65 bis 76 Prozent des albanischen Print-, TV- und Radio-Publikums werden von Medien erreicht, deren Eigentümer politische Interessen haben, wie die Recherchen von zwei Journalistenorganisationen zeigen. Um sich vor einer Kündigung zu schützen, machen viele der befragten Journalisten Gebrauch von der Schere im Kopf.
Zum Beispiel die Medieneigentümerfamilie Hoxha: Ihr gehört mit der Top Media Group das grösste Medienunternehmen des Balkanstaates. Ihr landesweiter Fernsehsender Top Channel wird seit Kurzem von dem langjährigen Politiker Ben Blushi geleitet.

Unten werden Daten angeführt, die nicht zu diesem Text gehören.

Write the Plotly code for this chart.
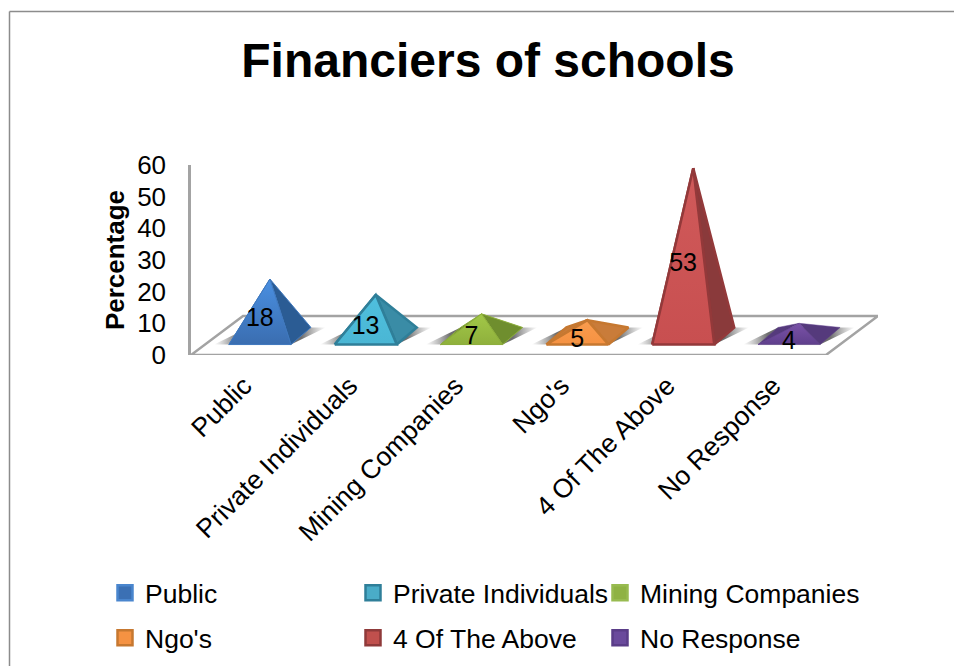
import plotly.graph_objects as go

# Survey results
categories = ["Public", "Private Individuals", "Mining Companies", "Ngo's", "4 Of The Above", "No Response"]
values = [18, 13, 7, 5, 53, 4]

# Face colours per series
front_top = ["#4A90E2", "#4FC0DE", "#A2C848", "#FA9C4E", "#D05A5A", "#7A52A8"]
front_bottom = ["#3A6DB0", "#4AB6D4", "#8FB03C", "#F59242", "#C84F50", "#5F3F8C"]
side_fill = ["#2B5C94", "#3A8CA6", "#6F8E2E", "#C97C3A", "#8A3A3B", "#553A7C"]
edge_color = ["#3F78BE", "#2F7F99", "#8CAE3A", "#C67830", "#93393A", "#5F3F8C"]
edge_width = [1, 2.5, 1, 2.5, 2.5, 0.5]
legend_fill = ["#3B70B4", "#4AACC8", "#8FB244", "#F59242", "#C0504D", "#6A4A9C"]
legend_edge = ["#4A86CE", "#2F7F99", "#98BB50", "#C67830", "#8F3A3A", "#5A3D88"]

# Oblique projection of the chart floor, in axis units
DEPTH_X = 0.4915
DEPTH_Y = 12.3
LEFT = -0.5
RIGHT = 5.5
BASE_DX = 0.293
SKEW_X = 0.0945
SKEW_Y = 2.7

fig = go.Figure()


def polygon(xs, ys, **kwargs):
    fig.add_trace(go.Scatter(x=xs + xs[:1], y=ys + ys[:1], mode="lines", fill="toself",
                             hoverinfo="skip", showlegend=False, cliponaxis=False, **kwargs))


# Floor
polygon([LEFT, RIGHT, RIGHT + DEPTH_X, LEFT + DEPTH_X], [0, 0, DEPTH_Y, DEPTH_Y],
        fillcolor="white", line=dict(color="#A3A3A3", width=2.5))

for i, value in enumerate(values):
    cx = i + DEPTH_X / 2
    cy = DEPTH_Y / 2 - 0.15
    fl = (cx - BASE_DX - SKEW_X, cy - SKEW_Y)
    fr = (cx + BASE_DX - SKEW_X, cy - SKEW_Y)
    br = (cx + BASE_DX + SKEW_X, cy + SKEW_Y)
    bl = (cx - BASE_DX + SKEW_X, cy + SKEW_Y)
    apex = (cx, cy + value)
    line = dict(color=edge_color[i], width=edge_width[i])

    # soft contact shadow on the floor
    polygon([fl[0] - 0.14, fr[0], br[0] + 0.14, bl[0]], [fl[1], fr[1], br[1], bl[1]],
            line=dict(width=0),
            fillgradient=dict(type="horizontal",
                              colorscale=[[0, "rgba(140,140,140,0)"], [0.22, "rgba(110,110,110,1)"],
                                          [0.78, "rgba(110,110,110,1)"], [1, "rgba(140,140,140,0)"]]))
    polygon([fl[0], bl[0], apex[0]], [fl[1], bl[1], apex[1]], fillcolor=side_fill[i], line=line)
    polygon([fr[0], br[0], apex[0]], [fr[1], br[1], apex[1]], fillcolor=side_fill[i], line=line)
    polygon([fl[0], fr[0], apex[0]], [fl[1], fr[1], apex[1]], line=line,
            fillgradient=dict(type="vertical",
                              colorscale=[[0, front_bottom[i]], [1, front_top[i]]]))

# Value labels
fig.add_trace(go.Scatter(
    x=[i + 0.15 for i in range(len(values))],
    y=[2 + v * 0.5 for v in values],
    mode="text", text=[str(v) for v in values], textposition="middle center",
    textfont=dict(family="Liberation Sans", size=25, color="black"),
    hoverinfo="skip", showlegend=False, cliponaxis=False))

# One legend per entry so the columns and rows can be spaced freely
legend_left = [105, 353, 600]
legend_mid = [593, 638]
legends = {}
for i, name in enumerate(categories):
    key = "legend" if i == 0 else f"legend{i + 1}"
    fig.add_trace(go.Scatter(
        x=[None], y=[None], mode="markers", name=name, legend=key,
        marker=dict(symbol="square", size=15, color=legend_fill[i],
                    line=dict(color=legend_edge[i], width=2.5))))
    legends[key] = dict(x=legend_left[i % 3] / 954, y=1 - legend_mid[i // 3] / 666,
                        orientation="h", xanchor="left", yanchor="middle",
                        bgcolor="rgba(0,0,0,0)",
                        font=dict(family="Liberation Sans", size=26.5, color="black"))

fig.update_layout(
    width=954, height=666,
    margin=dict(l=0, r=0, t=0, b=0),
    paper_bgcolor="white", plot_bgcolor="rgba(0,0,0,0)",
    title=dict(text="<b>Financiers of schools</b>", x=488 / 954, y=1 - 60 / 666,
               xanchor="center", yanchor="middle", xref="paper", yref="paper",
               font=dict(family="Liberation Sans", size=48, color="black")),
    xaxis=dict(domain=[191 / 954, 878 / 954], range=[LEFT, RIGHT + DEPTH_X],
               tickvals=list(range(len(categories))), ticktext=categories, tickangle=-45,
               showgrid=False, zeroline=False, showline=False, ticks="", ticklabelstandoff=9,
               automargin=False, tickfont=dict(family="Liberation Sans", size=26.5, color="black")),
    yaxis=dict(domain=[1 - 355 / 666, 1 - 165 / 666], range=[0, 60], tickvals=list(range(0, 61, 10)),
               showgrid=False, zeroline=False, showline=True, linecolor="#A3A3A3", linewidth=2.5,
               ticks="", ticklabelstandoff=17, automargin=False,
               tickfont=dict(family="Liberation Sans", size=26, color="black"),
               title=dict(text="<b>Percentage</b>", standoff=6,
                          font=dict(family="Liberation Sans", size=26, color="black"))),
    shapes=[
        dict(type="line", xref="paper", yref="paper", x0=9.5 / 954, x1=1, y0=1 - 11.5 / 666, y1=1 - 11.5 / 666,
             line=dict(color="#8C8C8C", width=1.5)),
        dict(type="line", xref="paper", yref="paper", x0=9.5 / 954, x1=9.5 / 954, y0=1 - 11.5 / 666, y1=0,
             line=dict(color="#8C8C8C", width=1.5)),
    ],
    **legends,
)

fig.write_html("out.html")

Und die Mediengruppe ist der «Hauptprofiteur» einer Ende März 2017 vom Parlament beschlossenen Kompensationszahlung in Höhe von insgesamt fünf Millionen Euro, mit der Medienunternehmen für die geplante Abschaltung der analogen Verbreitungswege entschädigt werden sollen, wie in dem Media Ownership Monitor steht, den das Investigativ-Netzwerk BIRN Albania zusammen mit Reporter ohne Grenzen (ROG) erarbeitet haben. Die Ergebnisse ihrer dreimonatigen Recherche stellten die Organisationen am Freitag ins Netz.
«Infolge des Drucks durch Medieneigentümer mit politischen oder wirtschaftlichen Interessen sehen sich viele Journalisten in Albanien zu Selbstzensur gezwungen», steht im Monitor-Bericht weiter. So bezeichneten in einer Umfrage etwa 80 Prozent der teilnehmenden Journalisten ihre Stellen als unsicher. Und meinten, dass sie von der Schere im Kopf gebrauch machten, um sich vor einer Kündigung zu wappnen.
Die Politisierung der Eigentümer ist verbunden mit einer zunehmenden Medienkonzentration. Besonders ausgeprägt ist sie im kommerziellen Digital-Fernsehen: Drei von fünf Sendelizenzen sind in den Händen einer einzigen Familie. Die Aufsichtsbehörden hätten bei der Lizenzvergabe «eklatant versagt», monieren die beiden Journalistenorganisationen.
Ähnlich «klumpig» ist schart sich das Publikum beim Radio um ein paar wenige Medienbesitzer. Nur bei den Print-Medien bescheinigt der Bericht Albanien eine «mittlere Konzentration»: Die vier führende Eigentümer kontrollieren auf Papier «nur» 43 Prozent der Leseranteile.
Die Ergebnisse zerstörten «den Mythos, dass die albanischen Medien trotz aller Unzulänglichkeiten eine Vielzahl von Sichtweisen präsentieren», kommentierte die Geschäftsführerin von BIRN Albania, Kristina Voko, die Ergebnisse der Recherche.